I Was Honored to Receive an Award for My Rare Disease Advocacy
I recently attended the South Africa’s Women Givers Awards. I had been invited to the awards ceremony as a nominee for my work with the Rare Bear Project. Bontlebame, a nonprofit focused on empowering women from all walks of life, organizes the awards that honor women who give back, uplift, and change lives in South Africa.
Through my diagnosis with myasthenia gravis, I appreciate the importance of giving back, being kind, and helping others. My nomination was for my advocacy work with the Rare Bear Project, a Rare Diseases South Africa program, and for my efforts to spread awareness and provide support for others with rare diseases through my blog.
I felt overwhelmed in the presence of my amazing fellow nominees: Kelly du Plessis (Rare Diseases South Africa); Vanessa Govender (Cornerstone Woman); Buyisiwe Khoza (Inqaba Yokulinda); Matshediso Mokoape (Menzi Children’s Home); Wendy Mabandla (Angels With Wings Organisation); Sedumedi Refilwe (Sedumedi Hope Foundation); Indrani Govender (Dynamic Women); Mathabo Kunene (Kunene Foundation); Margaret Hirsch (Margaret Hirsch Foundation); and Bonang Matheba (Bonang Matheba Bursary Fund).
I have come to realize that life is not about being alone but about making a difference in any way we can. We may not see ourselves as the change, but if all of us take one small action to make the world a better place, then everyone will benefit.
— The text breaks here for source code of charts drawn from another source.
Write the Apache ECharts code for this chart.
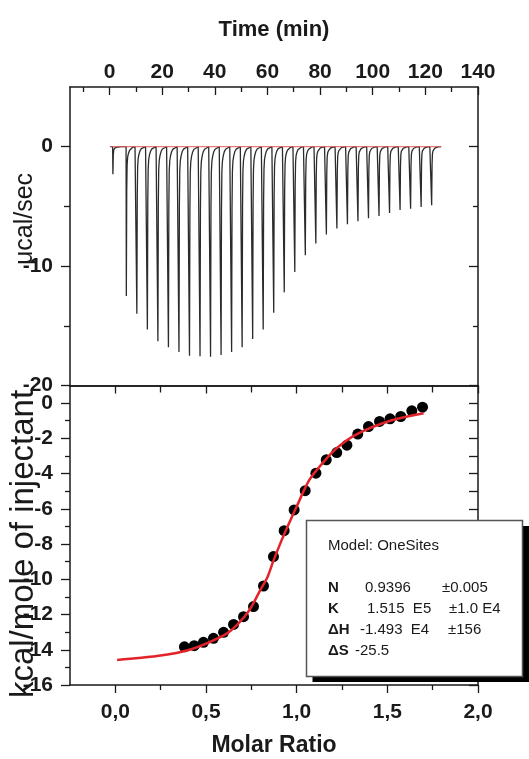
<!DOCTYPE html>
<html>
<head>
<meta charset="utf-8">
<script src="https://cdn.jsdelivr.net/npm/echarts@6/dist/echarts.min.js"></script>
<style>
  html, body { margin: 0; padding: 0; background: #fff; }
  #itcChart { width: 529px; height: 759px; }
</style>
</head>
<body>
<div id="itcChart"></div>
<script>
// injection times (min) and peak heights (ucal/sec) of the raw thermogram
const injectionTimes = [1.2, 6.3, 10.3, 14.3, 18.3, 22.3, 26.3, 30.3, 34.3, 38.3, 42.3,
  46.3, 50.3, 54.3, 58.3, 62.3, 66.3, 70.3, 74.3, 78.3, 82.3, 86.3, 90.3, 94.3, 98.3,
  102.3, 106.3, 110.3, 114.3, 118.3, 122.3];
const peakHeights = [-2.3, -12.5, -14.0, -15.3, -16.3, -16.8, -17.2, -17.5, -17.55, -17.6,
  -17.45, -17.2, -16.8, -16.1, -15.3, -13.9, -12.2, -10.5, -9.1, -8.1, -7.35, -6.85,
  -6.5, -6.25, -6.0, -5.8, -5.55, -5.3, -5.2, -5.05, -4.9];
// shape of one peak: minutes after injection / share of peak height
const peakOffsets = [0, 0.1, 0.25, 0.4, 0.6, 0.9, 1.3, 1.8, 2.5, 3.4];
const peakFractions = [0, 1, 0.3, 0.12, 0.07, 0.045, 0.025, 0.012, 0.004, 0];
const baselineRange = [0.3, 126];

// integrated heats
const molarRatio = [0.381, 0.435, 0.486, 0.541, 0.597, 0.652, 0.707, 0.762, 0.817, 0.872,
  0.931, 0.986, 1.047, 1.106, 1.163, 1.221, 1.277, 1.337, 1.396, 1.457, 1.515, 1.574,
  1.635, 1.694];
const heatPerMole = [-13.83, -13.77, -13.58, -13.35, -13.01, -12.56, -12.12, -11.55, -10.38,
  -8.71, -7.24, -6.06, -4.97, -3.98, -3.22, -2.81, -2.39, -1.76, -1.33, -1.04, -0.89,
  -0.76, -0.44, -0.23];

// one-site fit curve
const fitMolarRatio = [0.01, 0.23, 0.41, 0.6, 0.67, 0.74, 0.8, 0.84, 0.87, 0.91, 0.95, 1.0,
  1.07, 1.15, 1.22, 1.33, 1.52, 1.7];
const fitHeat = [-14.58, -14.36, -14.0, -13.17, -12.6, -11.74, -10.6, -9.85, -9.0, -7.96,
  -7.01, -5.87, -4.36, -3.32, -2.56, -1.77, -0.99, -0.57];

// fit results
const modelName = "Model: OneSites";
const paramNames = ["N", "K", "\u0394H", "\u0394S"];
const paramValues = ["0.9396", "1.515  E5", "-1.493  E4", "-25.5"];
const paramErrors = ["\u00b10.005", "\u00b11.0 E4", "\u00b1156", ""];

// ticks
const timeMajor = [0, 20, 40, 60, 80, 100, 120, 140];
const timeMinor = [-10, 10, 30, 50, 70, 90, 110, 130];
const powerMajor = [0, -10, -20];
const powerMinor = [-5, -15];
const molarMajor = [0, 0.5, 1.0, 1.5, 2.0];
const molarMinor = [0.25, 0.75, 1.25, 1.75];
const heatMajor = [0, -2, -4, -6, -8, -10, -12, -14, -16];
const heatMinor = [-1, -3, -5, -7, -9, -11, -13, -15];
const heatAll = [0, -1, -2, -3, -4, -5, -6, -7, -8, -9, -10, -11, -12, -13, -14, -15, -16];

const FONT = "Liberation Sans, Arial, sans-serif";
const INK = "#1a1a1a";

let trace = [[baselineRange[0], 0]];
injectionTimes.forEach(function (t, i) {
  peakOffsets.forEach(function (o, j) {
    trace.push([t + o, peakHeights[i] * peakFractions[j]]);
  });
});
trace.push([baselineRange[1], 0]);

let points = molarRatio.map(function (x, i) { return [x, heatPerMole[i]]; });
let fit = fitMolarRatio.map(function (x, i) { return [x, fitHeat[i]]; });

const tickLabel = { fontFamily: FONT, fontSize: 21, fontWeight: "bold", color: INK };

function axis(o) {
  // plain value axis, everything off unless asked for
  return Object.assign({
    type: "value",
    axisLine: { show: false, onZero: false },
    axisTick: { show: false },
    axisLabel: { show: false },
    splitLine: { show: false }
  }, o);
}
function line(show) {
  return { show: show, onZero: false, lineStyle: { color: INK, width: 1.5 } };
}
function ticks(values, len, inside) {
  return { show: true, inside: inside, length: len, customValues: values,
    lineStyle: { color: INK, width: 1.3 } };
}

const topRect = { left: 70, top: 87, width: 408, height: 298.5 };
const bottomRect = { left: 70, top: 385.5, width: 408, height: 299.5 };

let option = {
  animation: false,
  backgroundColor: "#fff",
  grid: [topRect, topRect, bottomRect, bottomRect],
  xAxis: [
    axis({ gridIndex: 0, position: "top", min: -15, max: 140, axisLine: line(true),
      axisTick: ticks(timeMajor, 8, true),
      axisLabel: Object.assign({ show: true, margin: 4, customValues: timeMajor }, tickLabel),
      name: "Time (min)", nameLocation: "middle", nameGap: 46,
      nameTextStyle: { fontFamily: FONT, fontSize: 22, fontWeight: "bold", color: INK } }),
    axis({ gridIndex: 0, position: "bottom", min: -15, max: 140, axisLine: line(true) }),
    axis({ gridIndex: 1, position: "top", min: -15, max: 140, axisTick: ticks(timeMinor, 5, true) }),
    axis({ gridIndex: 2, position: "bottom", min: -0.25, max: 2.0, axisLine: line(true),
      axisTick: ticks(molarMajor, 8, false),
      axisLabel: Object.assign({ show: true, margin: 17, customValues: molarMajor,
        formatter: function (v) { return v.toFixed(1).replace(".", ","); } }, tickLabel),
      name: "Molar Ratio", nameLocation: "middle", nameGap: 49,
      nameTextStyle: { fontFamily: FONT, fontSize: 23, fontWeight: "bold", color: INK } }),
    axis({ gridIndex: 2, position: "top", min: -0.25, max: 2.0, axisLine: line(true),
      axisTick: ticks(molarMajor, 8, true) }),
    axis({ gridIndex: 3, position: "bottom", min: -0.25, max: 2.0, axisTick: ticks(molarMinor, 5, false) }),
    axis({ gridIndex: 3, position: "top", min: -0.25, max: 2.0, axisTick: ticks(molarMinor, 7, true) })
  ],
  yAxis: [
    axis({ gridIndex: 0, position: "left", min: -20, max: 5, axisLine: line(true),
      axisTick: ticks(powerMajor, 9, false),
      axisLabel: Object.assign({ show: true, margin: 17, customValues: powerMajor }, tickLabel) }),
    axis({ gridIndex: 0, position: "right", min: -20, max: 5, axisLine: line(true),
      axisTick: ticks(powerMajor, 9, true) }),
    axis({ gridIndex: 1, position: "left", min: -20, max: 5, axisTick: ticks(powerMinor, 6, false) }),
    axis({ gridIndex: 1, position: "right", min: -20, max: 5, axisTick: ticks(powerMinor, 5, true) }),
    axis({ gridIndex: 2, position: "left", min: -16, max: 1, axisLine: line(true),
      axisTick: ticks(heatMajor, 9, false),
      axisLabel: Object.assign({ show: true, margin: 17, customValues: heatMajor }, tickLabel) }),
    axis({ gridIndex: 2, position: "right", min: -16, max: 1, axisLine: line(true),
      axisTick: ticks(heatAll, 9, true) }),
    axis({ gridIndex: 3, position: "left", min: -16, max: 1, axisTick: ticks(heatMinor, 5, false) })
  ],
  series: [
    {
      name: "raw", type: "line", xAxisIndex: 0, yAxisIndex: 0, data: trace,
      showSymbol: false, symbol: "none",
      lineStyle: { color: "#2b2b2b", width: 1.3 }
    },
    {
      name: "baseline", type: "line", xAxisIndex: 0, yAxisIndex: 0,
      data: [[baselineRange[0], 0], [baselineRange[1], 0]],
      showSymbol: false, symbol: "none",
      lineStyle: { color: "#e05a5a", width: 1 }
    },
    {
      name: "heats", type: "scatter", xAxisIndex: 3, yAxisIndex: 4, data: points,
      symbol: "circle", symbolSize: 11, itemStyle: { color: "#000", opacity: 1 }
    },
    {
      name: "fit", type: "line", xAxisIndex: 3, yAxisIndex: 4, data: fit,
      smooth: 0.3, showSymbol: false, symbol: "none",
      lineStyle: { color: "#e3232a", width: 2.5 }
    }
  ]
};

// y axis titles and the fit result box
let graphics = [
  { type: "text", x: 25, y: 219, rotation: Math.PI / 2, z: 50,
    style: { text: "\u03bccal/sec", x: 0, y: 0, align: "center", verticalAlign: "middle",
      font: "25px " + FONT, fill: INK } },
  { type: "text", x: 24, y: 544, rotation: Math.PI / 2, z: 50,
    style: { text: "kcal/mole of injectant", x: 0, y: 0, align: "center", verticalAlign: "middle",
      font: "33px " + FONT, fill: INK } },
  { type: "rect", z: 60, shape: { x: 312.5, y: 526, width: 217, height: 156 },
    style: { fill: "#000" } },
  { type: "rect", z: 61, shape: { x: 306.5, y: 520.5, width: 216, height: 156 },
    style: { fill: "#fff", stroke: "#555", lineWidth: 1.5 } },
  { type: "text", z: 62, x: 328, y: 546,
    style: { text: modelName, verticalAlign: "middle", font: "15px " + FONT, fill: INK } }
];
const rowY = [587.5, 609, 629.5, 650.5];
const valueX = [365, 367, 360, 355];
const errorX = [442, 449, 448, 448];
paramNames.forEach(function (n, i) {
  graphics.push({ type: "text", z: 62, x: 328, y: rowY[i],
    style: { text: n, verticalAlign: "middle", font: "bold 15px " + FONT, fill: INK } });
  graphics.push({ type: "text", z: 62, x: valueX[i], y: rowY[i],
    style: { text: paramValues[i], verticalAlign: "middle", font: "15px " + FONT, fill: INK } });
  graphics.push({ type: "text", z: 62, x: errorX[i], y: rowY[i],
    style: { text: paramErrors[i], verticalAlign: "middle", font: "15px " + FONT, fill: INK } });
});
option.graphic = graphics;

let myChart = echarts.init(document.getElementById("itcChart"));
myChart.setOption(option);
</script>
</body>
</html>
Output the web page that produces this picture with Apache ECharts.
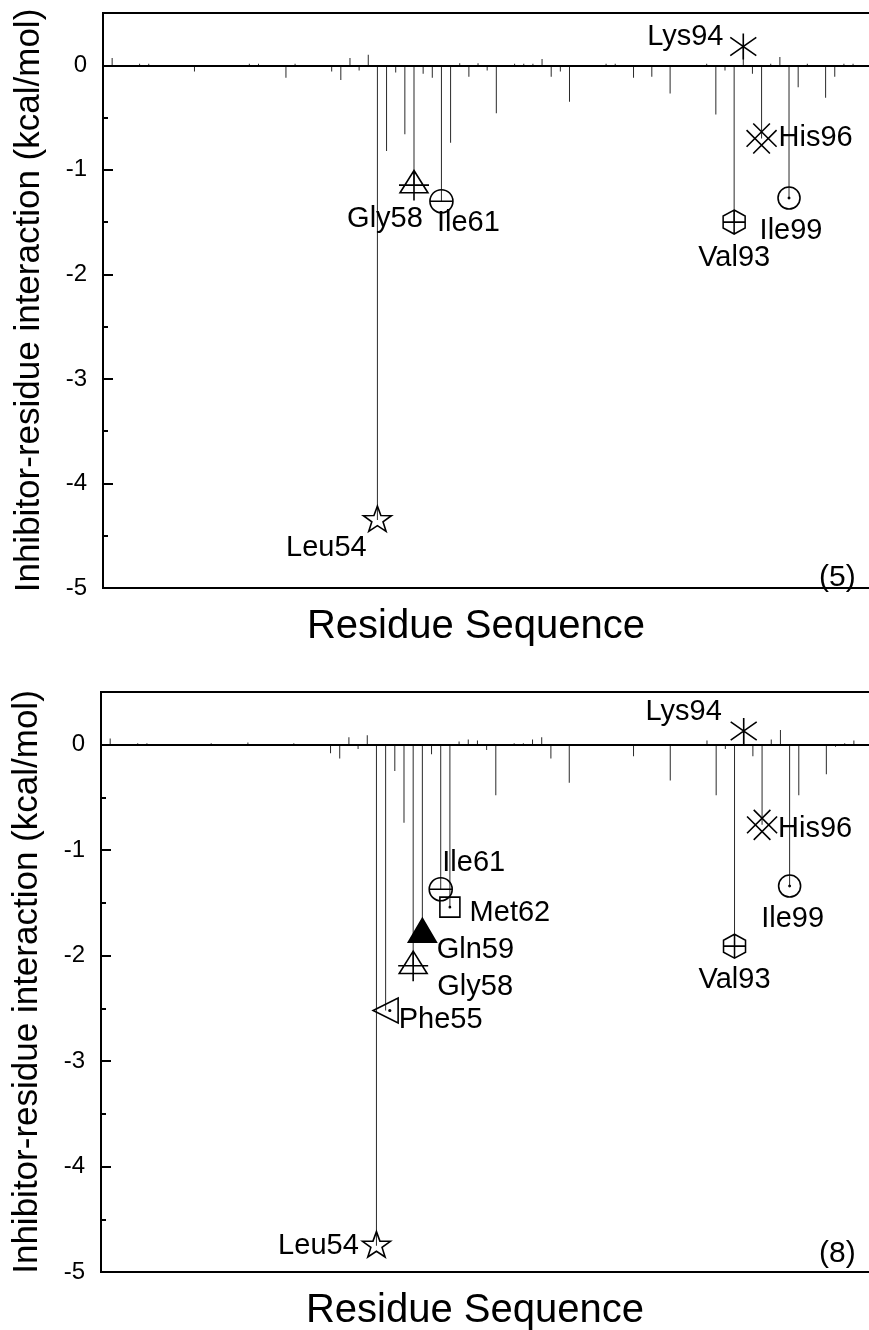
<!DOCTYPE html>
<html>
<head>
<meta charset="utf-8">
<script src="https://cdn.jsdelivr.net/npm/echarts@6/dist/echarts.min.js"></script>
<style>
  html, body { margin: 0; padding: 0; background: #ffffff; }
  #chart { width: 869px; height: 1330px; }
</style>
</head>
<body>
<div id="chart"></div>
<script>
  // compound (5)
  const residues5 = [25, 28, 29, 34, 35, 40, 41, 44, 45, 49, 50, 51, 52, 53, 54, 55, 56, 57, 58, 59, 60, 61, 62, 63, 64, 65, 66, 67, 69, 70, 71, 72, 73, 74, 75, 76, 77, 79, 80, 82, 84, 86, 90, 91, 92, 93, 94, 95, 96, 97, 98, 99, 100, 101, 103, 104, 105, 106];
  const values5 = [0.07, 0.015, 0.015, -0.06, -0.01, 0.015, 0.015, -0.12, 0.015, -0.06, -0.14, 0.07, -0.05, 0.10, -4.35, -0.82, -0.07, -0.66, -1.15, -0.08, -0.12, -1.30, -0.74, 0.02, -0.11, 0.02, -0.05, -0.46, 0.015, 0.015, 0.015, 0.06, -0.11, -0.06, -0.35, -0.01, -0.01, 0.015, 0.015, -0.12, -0.11, -0.27, 0.015, -0.47, -0.05, -1.50, 0.18, -0.08, -0.70, 0.015, 0.08, -1.27, -0.21, 0.015, -0.31, -0.11, 0.015, 0.015];
  const keyNames5 = ['Leu54', 'Gly58', 'Ile61', 'Val93', 'Lys94', 'His96', 'Ile99'];
  const keyResidues5 = [54, 58, 61, 93, 94, 96, 99];

  // compound (8)
  const residues8 = [25, 28, 29, 34, 35, 36, 38, 40, 41, 45, 49, 50, 51, 52, 53, 54, 55, 56, 57, 58, 59, 60, 61, 62, 63, 64, 65, 66, 67, 69, 70, 71, 72, 73, 75, 77, 82, 83, 86, 89, 90, 91, 92, 93, 94, 95, 96, 97, 98, 99, 100, 103, 104, 105, 106];
  const values8 = [0.06, 0.015, 0.015, -0.01, -0.01, 0.015, -0.01, 0.02, -0.01, 0.015, -0.08, -0.13, 0.07, -0.04, 0.09, -4.75, -2.52, -0.25, -0.74, -2.10, -1.76, -0.09, -1.37, -1.54, 0.03, 0.05, 0.04, -0.05, -0.48, 0.015, 0.015, 0.05, 0.07, -0.13, -0.36, -0.01, -0.11, -0.01, -0.34, -0.01, 0.04, -0.48, -0.04, -1.91, 0.13, -0.11, -0.76, 0.05, 0.14, -1.34, -0.48, -0.28, -0.02, 0.015, 0.04];
  const keyNames8 = ['Leu54', 'Phe55', 'Gly58', 'Gln59', 'Ile61', 'Met62', 'Val93', 'Lys94', 'His96', 'Ile99'];
  const keyResidues8 = [54, 55, 58, 59, 61, 62, 93, 94, 96, 99];

  const panelTags = ['(5)', '(8)'];
  const xTitle = 'Residue Sequence';
  const yTitle = 'Inhibitor-residue interaction (kcal/mol)';

  const FONT = '"Liberation Sans", Arial, Helvetica, sans-serif';

  // marker shapes
  const SYM = {
    star: 'path://M10 0L12.35 6.76L19.51 6.91L13.8 11.24L15.88 18.09L10 14L4.12 18.09L6.2 11.24L0.49 6.91L7.65 6.76Z M10 20',
    triCross: 'path://M10 0.5L19.3 15L0.7 15Z M0 10L20 10 M10 0.5L10 20',
    circleBar: 'path://M0 10A10 10 0 1 0 20 10A10 10 0 1 0 0 10Z M0 10L20 10',
    hexPlus: 'path://M10 0L18.66 5L18.66 15L10 20L1.34 15L1.34 5Z M1.34 10L18.66 10 M10 0L10 20',
    asterisk: 'path://M10 0L10 20 M2.5 3L17.5 17 M2.5 17L17.5 3',
    crossHatch: 'path://M1 5L15 19 M5 1L19 15 M5 19L19 5 M1 15L15 1',
    circleDot: 'path://M0 10A10 10 0 1 0 20 10A10 10 0 1 0 0 10Z M9.4 10A0.6 0.6 0 1 0 10.6 10A0.6 0.6 0 1 0 9.4 10Z',
    triLeftDot: 'path://M1 10L19 0.5L19 19.5Z M12.4 10A0.6 0.6 0 1 0 13.6 10A0.6 0.6 0 1 0 12.4 10Z',
    squareDot: 'path://M0 0L20 0L20 20L0 20Z M9.4 10A0.6 0.6 0 1 0 10.6 10A0.6 0.6 0 1 0 9.4 10Z'
  };

  const markerLook = {
    Leu54: { symbol: SYM.star, size: 28 },
    Phe55: { symbol: SYM.triLeftDot, size: 25 },
    Gly58: { symbol: SYM.triCross, size: 30 },
    Gln59: { symbol: 'triangle', size: [28, 24], filled: true },
    Ile61: { symbol: SYM.circleBar, size: 23 },
    Met62: { symbol: SYM.squareDot, size: 20 },
    Val93: { symbol: SYM.hexPlus, size: [22, 24] },
    Lys94: { symbol: SYM.asterisk, size: 26 },
    His96: { symbol: SYM.crossHatch, size: 30 },
    Ile99: { symbol: SYM.circleDot, size: 22 }
  };

  // label offsets (px) from marker centre
  const labelShift = [
    { Leu54: [-51, 28], Gly58: [-29, 33], Ile61: [27, 22], Val93: [0, 36], Lys94: [-58, -9], His96: [54, 0], Ile99: [2, 33] },
    { Leu54: [-58, 0], Phe55: [55, 10], Gly58: [62, 21], Gln59: [53, 20], Ile61: [33, -26], Met62: [60, 6], Val93: [0, 34], Lys94: [-60, -19], His96: [53, 4], Ile99: [3, 33] }
  ];

  const panels = [
    { residues: residues5, values: values5, names: keyNames5, keys: keyResidues5, grid: { left: 103, top: 13, right: -6, height: 575 }, max: 108.4 },
    { residues: residues8, values: values8, names: keyNames8, keys: keyResidues8, grid: { left: 101, top: 692, right: -6, height: 580 }, max: 108.3 }
  ];

  const grids = [], xAxes = [], yAxes = [], series = [], graphics = [];

  panels.forEach((p, g) => {
    grids.push(Object.assign({
      show: true, borderColor: '#000', borderWidth: 2, backgroundColor: 'transparent',
      containLabel: false, outerBoundsMode: 'none'
    }, p.grid));

    xAxes.push({
      gridIndex: g, type: 'value', min: 24, max: p.max,
      axisLine: { show: true, lineStyle: { color: '#000', width: 2 } },
      axisTick: { show: false }, axisLabel: { show: false }, splitLine: { show: false },
      name: xTitle, nameLocation: 'middle', nameGap: 19,
      nameTextStyle: { fontSize: 40, color: '#000', fontFamily: FONT, padding: [0, 26, 0, 0] }
    });

    yAxes.push({
      gridIndex: g, type: 'value', position: 'left', min: -5, max: 0.5, interval: 1,
      axisLine: { show: true, lineStyle: { color: '#000', width: 2 } },
      axisTick: { show: true, inside: true, length: 10, lineStyle: { color: '#000', width: 2 } },
      axisLabel: { fontSize: 24, color: '#000', margin: 16, fontFamily: FONT, showMaxLabel: false },
      splitLine: { show: false },
      name: yTitle, nameLocation: 'middle', nameGap: 56, nameRotate: 90,
      nameTextStyle: { fontSize: 35, color: '#000', fontFamily: FONT }
    });
    // half-unit ticks
    yAxes.push({
      gridIndex: g, type: 'value', position: 'left', min: -5, max: 0.5, interval: 0.5,
      axisLine: { show: false },
      axisTick: { show: true, inside: true, length: 5, lineStyle: { color: '#000', width: 2 } },
      axisLabel: { show: false }, splitLine: { show: false }
    });

    series.push({
      type: 'bar', xAxisIndex: g, yAxisIndex: g * 2, barWidth: 1,
      data: p.residues.map((r, i) => [r, p.values[i]]),
      itemStyle: { color: '#2a2a2a' },
      silent: true,
      markLine: {
        silent: true, symbol: ['none', 'none'], label: { show: false },
        lineStyle: { color: '#000', width: 2, type: 'solid' },
        data: [{ yAxis: 0 }]
      }
    });

    series.push({
      type: 'scatter', xAxisIndex: g, yAxisIndex: g * 2, z: 5,
      itemStyle: { color: 'rgba(0,0,0,0)', borderColor: '#000', borderWidth: 1.6, opacity: 1 },
      data: p.names.map((name, i) => {
        const r = p.keys[i];
        const v = p.values[p.residues.indexOf(r)];
        const look = markerLook[name];
        const item = {
          name: name, value: [r, v], symbol: look.symbol, symbolSize: look.size,
          label: {
            show: true, position: 'inside', offset: labelShift[g][name], formatter: '{b}',
            fontSize: 29, color: '#000', fontFamily: FONT
          }
        };
        if (look.filled) item.itemStyle = { color: '#000', opacity: 1 };
        return item;
      })
    });

    graphics.push({
      type: 'text', left: 819, top: g === 0 ? 563 : 1239,
      style: { text: panelTags[g], fontSize: 30, fill: '#000', fontFamily: FONT }
    });
  });

  const option = {
    animation: false,
    backgroundColor: '#ffffff',
    grid: grids,
    xAxis: xAxes,
    yAxis: yAxes,
    series: series,
    graphic: graphics
  };

  const myChart = echarts.init(document.getElementById('chart'));
  myChart.setOption(option);
  window.addEventListener('resize', function () {
    myChart && myChart.resize();
  });
</script>
</body>
</html>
I have adopted a quote used in the film “Wonder” as my life’s motto: “When given the choice between being right or being kind, choose kind.” Wayne Dyer
At the awards ceremony, I heard about the difference that my fellow nominees are making in the world, and their impact made me even more passionate about and committed to my work. I may not be in a position to donate money, but I can give my time to those who need it. I may be unable to save everyone, but I can make a difference in the life of at least one other person. And I can help people to feel less alone, especially those within the rare disease community.
When I received my diagnosis, I felt that no one understood what I was going through. It seemed as if I was lost in a maze while my friends were on a smooth path on the outside. And then I found my tribe — my fellow #RareWarriors who encouraged me and lifted me — who made my life so much brighter.
I am proud that I won this award. The win came as a surprise to me, and I hadn’t even prepared a speech. I had to think on my feet to ensure I didn’t leave anyone out when thanking everyone who made it possible. This award is not just for me, but for everyone who chooses to be kind, is fighting a battle, and refuses to give up. I am proud of you.